The whole story starts with a dynamic model.
Formally speaking, a dynamic model is a set of equations that specify how all the variables of a system change over time. It usually takes the form of (stochastic) differential/difference equations.
These dynamic models are rather abstract, so they can only be used for computation when they are implemented in a simulation function. A simulation function is a function that simulates how the model variables change over time. It takes some parameters as input and returns a recording of the simulation process.
Currently, the whole package can only support the simulation function in a certain format. It should take (besides from other parameters) lists of model parameters as input, and give a matrix as the output. If your original simulation function is in another format, maybe some modification is needed.
If the dynamic system takes a simpler form, you may also use the
functions sim_SDE()
. And you can use
multi_init_simulation()
to simulate the system from
different initial points. We are still working on a concrete example
with those functions. For now, please consult the documentation of the
functions.
simlandr
package provides a simulation function for a
simple toy model, which is called sim_fun_test()
. You can
use this as an example of the correct function format. I will also use
this function as an example throughout this vignette. It takes
arg1
and arg2
as parameters: arg1
should be a list containing ele1
and ele2
, and
arg2
should be a list containing ele3
. It
takes this nested structure because real-life functions often have a
bunch of parameters in different categories (e.g., starting values,
model parameters, parameters that control the behavior of the simulation
function, etc.) To avoid confusion in terms, the package refers to these
first-layer parameters as args and second-layer parameters as
eles.
sim_fun_test
#> function (arg1, arg2, length = 1000)
#> {
#> output <- matrix(nrow = length, ncol = 3)

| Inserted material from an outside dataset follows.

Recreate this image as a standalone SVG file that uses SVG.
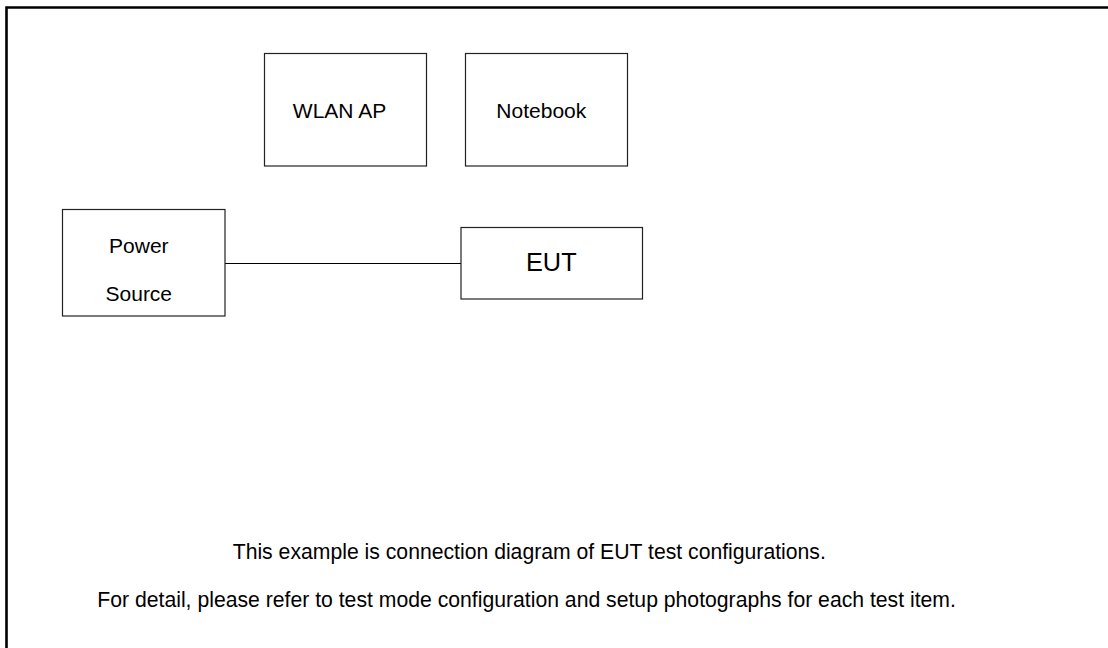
<svg xmlns="http://www.w3.org/2000/svg" width="1108" height="648" viewBox="0 0 1108 648">
<style>
  .box { fill: #fff; stroke: #222; stroke-width: 1.2; }
  .lbl { font-family: "Liberation Sans", Arial, sans-serif; font-size: 21px; fill: #000; }
  .note { font-size: 21.2px; }
  .conn { stroke: #000; stroke-width: 1.2; fill: none; }
</style>
<rect width="1108" height="648" fill="#fff"/>
<path id="frame" d="M6.5,648 V7.5 H1108" fill="none" stroke="#000" stroke-width="2.6"/>
<g id="connectors">
  <line class="conn" x1="225" y1="263.5" x2="461" y2="263.5"/>
</g>
<g id="wlan-ap">
  <rect class="box" x="264.5" y="53.5" width="162" height="112.5"/>
  <text class="lbl" x="339.5" y="117.5" text-anchor="middle">WLAN AP</text>
</g>
<g id="notebook">
  <rect class="box" x="465.5" y="53.5" width="162" height="112.5"/>
  <text class="lbl" x="541.3" y="117.5" text-anchor="middle">Notebook</text>
</g>
<g id="power-source">
  <rect class="box" x="62.5" y="209.5" width="162.5" height="106.5"/>
  <text class="lbl" x="138.8" y="252.7" text-anchor="middle">Power</text>
  <text class="lbl" x="138.8" y="300.7" text-anchor="middle">Source</text>
</g>
<g id="eut">
  <rect class="box" x="461" y="227.5" width="181.5" height="71.5"/>
  <text class="lbl" x="551.3" y="270.7" text-anchor="middle" style="font-size:25.3px">EUT</text>
</g>
<g id="notes">
  <text class="lbl note" x="232.7" y="559.3">This example is connection diagram of EUT test configurations.</text>
  <text class="lbl note" x="97.3" y="607">For detail, please refer to test mode configuration and setup photographs for each test item.</text>
</g>
</svg>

#> colnames(output) <- c("out1", "out2", "out3")
#> output[1, ] <- c(arg1$ele1, arg2$ele2, rnorm(1, sd = 0.01))
#> for (i in 2:length) {
#> output[i, 1] <- 0.5 * output[i - 1, 1] + output[i - 1,
#> 2] + arg2$ele3 + arg1$ele1 * arg2$ele2
#> output[i, 2] <- -0.5 * output[i - 1, 1] + output[i -
#> 1, 2] + arg2$ele3
#> output[i, 3] <- output[i - 1, 3] + rnorm(1, sd = 0.01)
#> }
#> return(output)
#> }
#> <bytecode: 0x00000211e1969e30>
#> <environment: namespace:simlandr>
For the author of a simulation function, running a single simulation is easy. You can just run the function normally, and assign the output to a variable. (If you are using others’ simulation functions, please read its documentation or ask the author about how to run it correctly.)
single_test <- sim_fun_test(
arg1 = list(ele1 = 1),
arg2 = list(ele2 = 1, ele3 = 0)
)
head(single_test)
#> out1 out2 out3
#> [1,] 1.00000 1.00000 0.0005880399
#> [2,] 2.50000 0.50000 0.0032868963
#> [3,] 2.75000 -0.75000 -0.0028583636
#> [4,] 1.62500 -2.12500 -0.0076126960
#> [5,] -0.31250 -2.93750 -0.0076988236
#> [6,] -2.09375 -2.78125 0.0013426807
For Monte-Carlo methods, it is important that the simulation
converges. In our case, it means the distribution of
the system is roughly stable. Only when the distribution estimation is
good enough can we construct reasonable landscapes based on that.
simlandr
provides a function check_conv()
to
check if the simulation converges. It takes the initial, middle, and
final parts of the simulation result and calculates distributions based
on that. If these distributions look similar, we can say the simulation
already converges. A rare exception is that the simulation is so
short or the noise of the system is so low that during the whole
simulation the system is in one local stable state. A rough knowledge of
the system would be enough to rule out this situation.
check_conv(single_test, c("out1", "out2", "out3"))
#> `stat_bin()` using `bins = 30`. Pick better value with `binwidth`.
#> Press <Enter> to see the next plot...
#> `stat_bin()` using `bins = 30`. Pick better value with `binwidth`.
#> Press <Enter> to see the next plot...
#> `stat_bin()` using `bins = 30`. Pick better value with `binwidth`.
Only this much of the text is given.